One of them, a rotating disk jukebox of the Wurlitzer variety, is something of a wonder. The carousel holds 128 magnetic disks, apparently rigid. This was the first we’d ever heard of a magnetic hard disk library.

The only information we could glean on the strange product, probably built by RCA, are the following: it contained 128 disks of the same format as vinyl 45rpm audio records; each side contained 2 parallel spiral tracks; one track held ten “cells,” each with capacity of 900 characters; since it was possible to read and write on both of the disk’s sides (suggesting that it had 2 magnetic heads), we get a total capacity of 36,000 characters per disk, and a total of 4.6 million characters for the jukebox; average access time to a given cell was 4.25s, with transfer rate of 2,500 characters per second in read or write.

Two jukeboxes could be connected to a central Gamma 30 computer, and eventually even 4, with an additional controller. Thus, we get a maximum capacity of around 28 million characters. On the Gamma 30, 6-bits caracters were represented as 2 bytes.

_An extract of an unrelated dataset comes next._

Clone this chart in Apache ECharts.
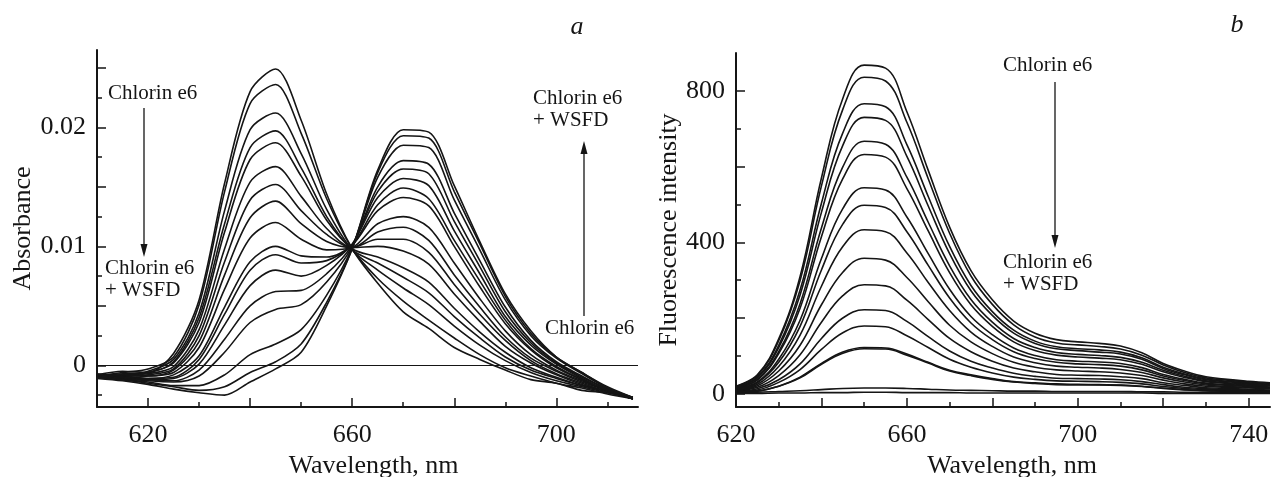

The small brochure the Federation provided us indicates that this odd device was intended to store data that didn’t require fast times. The example given is that of certain portions of software, where it would be too expensive to record them in the central memory (in magnetic core technology of up to 40K characters), such as those used only at the start and end of processing. For the programming, 2 instructions were necessary, one for the choice of the disk, the other for selecting the positioning of the desired information.

Unfortunately, we were unable to get more information about its inventors, its price, even whether it was ever really put on the market or from when it dates (we know only that the Gamma 30, developed by RCA under the name RCA 301, was sold by Compagnie des Machines Bull between 1961 and 1965, along with Siemens in Europe and ICT in the UK under the name ICT 1501 ).